### Work instructions
Only the lines from the one with "Clone this chart in Apache ECharts." through the one with "</script></body></html>", inclusive, should be echoed exactly; pictures are left out.

### Dataset

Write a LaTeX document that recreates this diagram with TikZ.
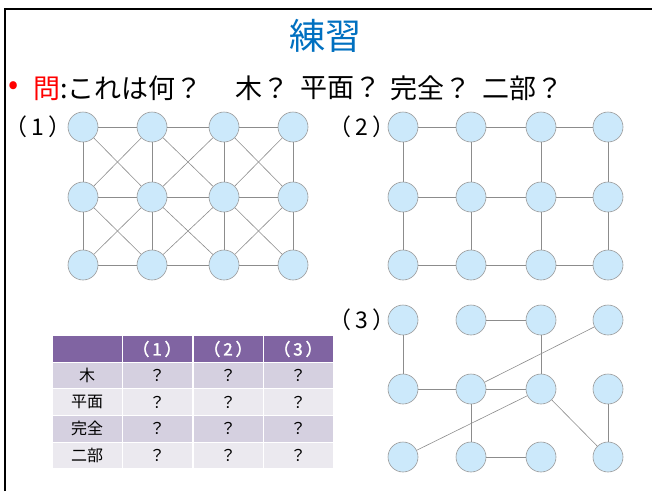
\documentclass[tikz,border=0pt]{standalone}
\usepackage{fontspec}
\newfontfamily\jp[AutoFakeBold=2]{Noto Sans CJK JP}
\definecolor{titleblue}{HTML}{0070C0}
\definecolor{vtxfill}{HTML}{CCE9FB}
\definecolor{vtxline}{HTML}{9A9A9A}
\definecolor{edgegray}{HTML}{8C8C8C}
\definecolor{hdr}{HTML}{8064A2}
\definecolor{banddark}{HTML}{D5D0E0}
\definecolor{bandlight}{HTML}{EBE9EF}
\begin{document}
\begin{tikzpicture}[x=1pt,y=-1pt,
    vtx/.style={circle,draw=vtxline,fill=vtxfill,line width=0.6pt,minimum size=30pt,inner sep=0pt},
    edge/.style={draw=edgegray,line width=0.6pt},
    cell/.style={draw=white,line width=1pt,minimum width=70pt,minimum height=26.6pt,inner sep=0pt,font=\jp\fontsize{16}{16}\selectfont}]
  \useasboundingbox (0,0) rectangle (652,491);
  \draw[line width=2pt] (5,491) -- (5,9) -- (652,9);
  % title and question
  \node[text=titleblue,font=\jp\fontsize{36}{36}\selectfont] (title) at (325,36) {練習};
  \node[text=red,font=\jp\fontsize{30}{30}\selectfont] (dot) at (14,88) {•};
  \foreach \n/\x/\t in {q0/33/{\textcolor{red}{問}:これは何？}, q1/235/木？, q2/300/平面？, q3/390/完全？, q4/482/二部？}{
    \node[anchor=west,inner sep=0pt,font=\jp\fontsize{27}{27}\selectfont] (\n) at (\x,88) {\t};
  }
  \foreach \n/\x/\y in {1/38/127, 2/362/127, 3/362/320}{
    \node[font=\jp\fontsize{23}{23}\selectfont] (L\n) at (\x,\y) {（\,\n\,）};
  }
  % (1)
  \foreach \c/\x in {0/83,1/152,2/224,3/293}{
    \foreach \r/\y in {0/127,1/197,2/265}{
      \node[vtx] (A\r\c) at (\x,\y) {};
    }
  }
  \foreach \r in {0,1,2}{
    \foreach \c/\d in {0/1,1/2,2/3}{
      \draw[edge] (A\r\c) -- (A\r\d);
    }
  }
  \foreach \r/\s in {0/1,1/2}{
    \foreach \c in {0,1,2,3}{
      \draw[edge] (A\r\c) -- (A\s\c);
    }
    \foreach \c/\d in {0/1,1/2,2/3}{
      \draw[edge] (A\r\c) -- (A\s\d);
      \draw[edge] (A\r\d) -- (A\s\c);
    }
  }
  % (2)
  \foreach \c/\x in {0/403,1/471,2/541,3/608}{
    \foreach \r/\y in {0/127,1/197,2/265}{
      \node[vtx] (B\r\c) at (\x,\y) {};
    }
  }
  \foreach \r in {0,1,2}{
    \foreach \c/\d in {0/1,1/2,2/3}{
      \draw[edge] (B\r\c) -- (B\r\d);
    }
  }
  \foreach \r/\s in {0/1,1/2}{
    \foreach \c in {0,1,2,3}{
      \draw[edge] (B\r\c) -- (B\s\c);
    }
  }
  % (3)
  \foreach \c/\x in {0/403,1/471,2/541,3/608}{
    \foreach \r/\y in {0/320,1/389,2/457}{
      \node[vtx] (C\r\c) at (\x,\y) {};
    }
  }
  \foreach \u/\v in {00/10, 01/02, 02/12, 03/11, 10/11, 11/12, 11/21, 12/20, 12/23, 13/23, 21/22}{
    \draw[edge] (C\u) -- (C\v);
  }
  % table
  \node[cell,fill=hdr] (T00) at (87,349) {};
  \foreach \c/\x in {1/157,2/228,3/298}{
    \node[cell,fill=hdr,text=white,font=\jp\bfseries\fontsize{17}{17}\selectfont] (T0\c) at (\x,349) {（\,\c\,）};
  }
  \foreach \r/\y/\t/\f in {1/375.6/木/banddark, 2/402.2/平面/bandlight, 3/428.8/完全/banddark, 4/455.4/二部/bandlight}{
    \node[cell,fill=\f] (T\r0) at (87,\y) {\t};
    \foreach \c/\x in {1/157,2/228,3/298}{
      \node[cell,fill=\f] (T\r\c) at (\x,\y) {？};
    }
  }
\end{tikzpicture}
\end{document}
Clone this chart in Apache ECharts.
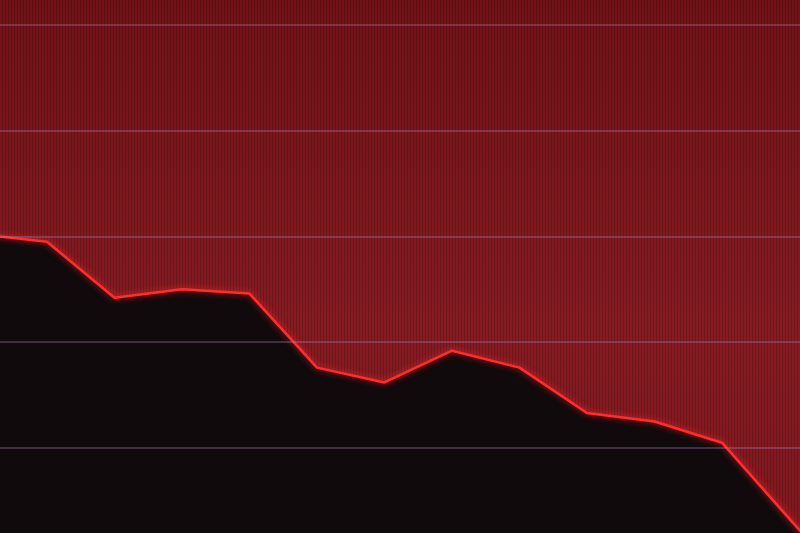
<!DOCTYPE html>
<html><head><meta charset="utf-8">
<script src="https://cdn.jsdelivr.net/npm/echarts@6/dist/echarts.min.js"></script>
<style>
html,body{margin:0;padding:0;width:800px;height:533px;overflow:hidden;}
body{background:
 repeating-linear-gradient(90deg, rgba(0,0,0,0) 0 2px, rgba(40,0,5,0.22) 2px 3px),
 linear-gradient(180deg,#6f1216 0%,#7a171c 30%,#841c22 60%,#80191f 100%);}
#c{width:800px;height:533px;}
</style></head>
<body><div id="c"></div>
<script>
// sample index and price values
const steps = [0,1,2,3,4,5,6,7,8,9,10,11,12,13];
const prices = [120.2,119.5,114.2,115.0,114.6,107.6,106.2,109.2,107.6,103.3,102.5,100.5,93.3,86.1];
const gridValues = [100,110,120,130,140];

const data = steps.map((s,i)=>[s,prices[i]]);
const chart = echarts.init(document.getElementById('c'), null, {renderer:'canvas'});
chart.setOption({
  backgroundColor:'transparent',
  animation:false,
  grid:{left:0,right:0,top:0,bottom:0,containLabel:false},
  xAxis:{type:'value',min:0.3037,max:12.156,
    axisLine:{show:false},axisTick:{show:false},axisLabel:{show:false},splitLine:{show:false}},
  yAxis:{type:'value',min:91.96,max:142.36,
    axisLine:{show:false},axisTick:{show:false},axisLabel:{show:false},splitLine:{show:false}},
  series:[{
    type:'line',data:data,symbol:'none',z:3,
    lineStyle:{color:'#ff2e2e',width:2.5,shadowColor:'rgba(255,40,40,0.85)',shadowBlur:6},
    areaStyle:{color:'#100a0c',opacity:1,origin:'start'},
    markLine:{silent:true,symbol:['none','none'],label:{show:false},animation:false,
      lineStyle:{color:'rgba(170,130,185,0.42)',width:1.5,type:'solid'},
      data:gridValues.map(v=>({yAxis:v}))}
  }]
});
</script></body></html>
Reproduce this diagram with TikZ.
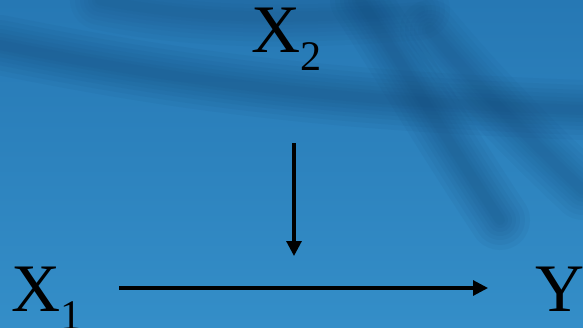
\documentclass[tikz,border=0pt]{standalone}
\usepackage{fontspec}
\setmainfont{Liberation Serif}
\usetikzlibrary{arrows.meta}
\definecolor{topblue}{RGB}{38,120,180}
\definecolor{botblue}{RGB}{52,142,200}
\definecolor{darkblue}{RGB}{20,72,118}
\tikzset{
  lbl/.style={inner sep=0pt, outer sep=0pt, anchor=base west, text=black,
    font=\fontsize{58}{58}\selectfont},
  arr/.style={line width=2.6pt, draw=black,
    -{Triangle[width=0.45cm,length=0.45cm]}},
  streak/.style={draw=darkblue, line cap=round}
}
\newcommand{\subtxt}[1]{\raisebox{-0.27em}{\fontsize{36}{36}\selectfont #1}}
\begin{document}
\begin{tikzpicture}[x=0.03cm,y=-0.03cm]
  \useasboundingbox (0,0) rectangle (583,327);
  \shade[top color=topblue, bottom color=botblue] (0,0) rectangle (583,327);
  % background streaks
  \begin{scope}
    \clip (0,0) rectangle (583,327);
    \foreach \w in {60,50,40,32,24,16,10} {
      \draw[streak, line width=\w*0.03cm, opacity=0.07]
        (0,45) .. controls (150,75) and (300,100) .. (583,110);
      \draw[streak, line width=\w*0.03cm, opacity=0.07]
        (360,0) .. controls (400,60) and (440,130) .. (500,220);
      \draw[streak, line width=\w*0.03cm, opacity=0.06]
        (430,30) .. controls (480,90) and (540,150) .. (583,190);
      \draw[streak, line width=\w*0.03cm, opacity=0.05]
        (100,0) .. controls (200,20) and (300,20) .. (420,10);
    }
  \end{scope}
  % labels
  \node[lbl] (x2) at (251,52) {X\subtxt{2}};
  \node[lbl] (x1) at (11,311) {X\subtxt{1}};
  \node[lbl] (y) at (535,311) {Y};
  % connector ends
  \coordinate (h1) at (119,288);
  \coordinate (h2) at (488,288);
  \coordinate (v1) at (294,143);
  \coordinate (v2) at (294,256);
  \draw[arr] (h1) -- (h2);
  \draw[arr] (v1) -- (v2);
\end{tikzpicture}
\end{document}
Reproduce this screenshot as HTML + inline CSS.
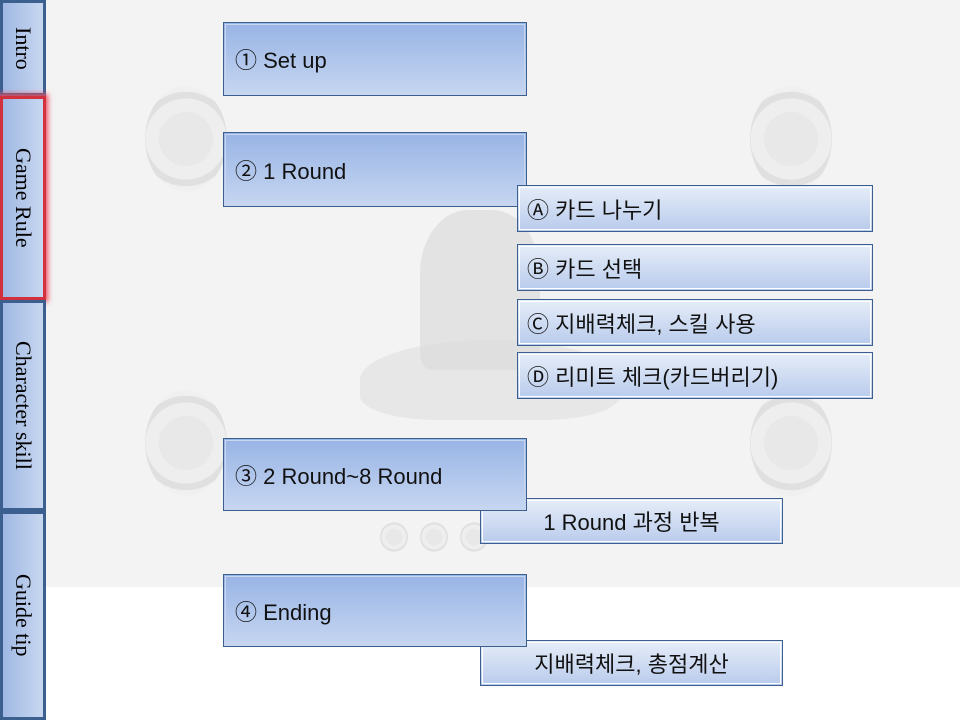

### Task result
Clone this chart in Apache ECharts.
<!DOCTYPE html>
<html><head><meta charset="utf-8">
<script src="https://cdn.jsdelivr.net/npm/echarts@6/dist/echarts.min.js"></script>
<style>
html,body{margin:0;padding:0;width:800px;height:533px;overflow:hidden;}
body{background:
 repeating-linear-gradient(90deg, rgba(0,0,0,0) 0 2px, rgba(40,0,5,0.22) 2px 3px),
 linear-gradient(180deg,#6f1216 0%,#7a171c 30%,#841c22 60%,#80191f 100%);}
#c{width:800px;height:533px;}
</style></head>
<body><div id="c"></div>
<script>
// sample index and price values
const steps = [0,1,2,3,4,5,6,7,8,9,10,11,12,13];
const prices = [120.2,119.5,114.2,115.0,114.6,107.6,106.2,109.2,107.6,103.3,102.5,100.5,93.3,86.1];
const gridValues = [100,110,120,130,140];

const data = steps.map((s,i)=>[s,prices[i]]);
const chart = echarts.init(document.getElementById('c'), null, {renderer:'canvas'});
chart.setOption({
  backgroundColor:'transparent',
  animation:false,
  grid:{left:0,right:0,top:0,bottom:0,containLabel:false},
  xAxis:{type:'value',min:0.3037,max:12.156,
    axisLine:{show:false},axisTick:{show:false},axisLabel:{show:false},splitLine:{show:false}},
  yAxis:{type:'value',min:91.96,max:142.36,
    axisLine:{show:false},axisTick:{show:false},axisLabel:{show:false},splitLine:{show:false}},
  series:[{
    type:'line',data:data,symbol:'none',z:3,
    lineStyle:{color:'#ff2e2e',width:2.5,shadowColor:'rgba(255,40,40,0.85)',shadowBlur:6},
    areaStyle:{color:'#100a0c',opacity:1,origin:'start'},
    markLine:{silent:true,symbol:['none','none'],label:{show:false},animation:false,
      lineStyle:{color:'rgba(170,130,185,0.42)',width:1.5,type:'solid'},
      data:gridValues.map(v=>({yAxis:v}))}
  }]
});
</script></body></html>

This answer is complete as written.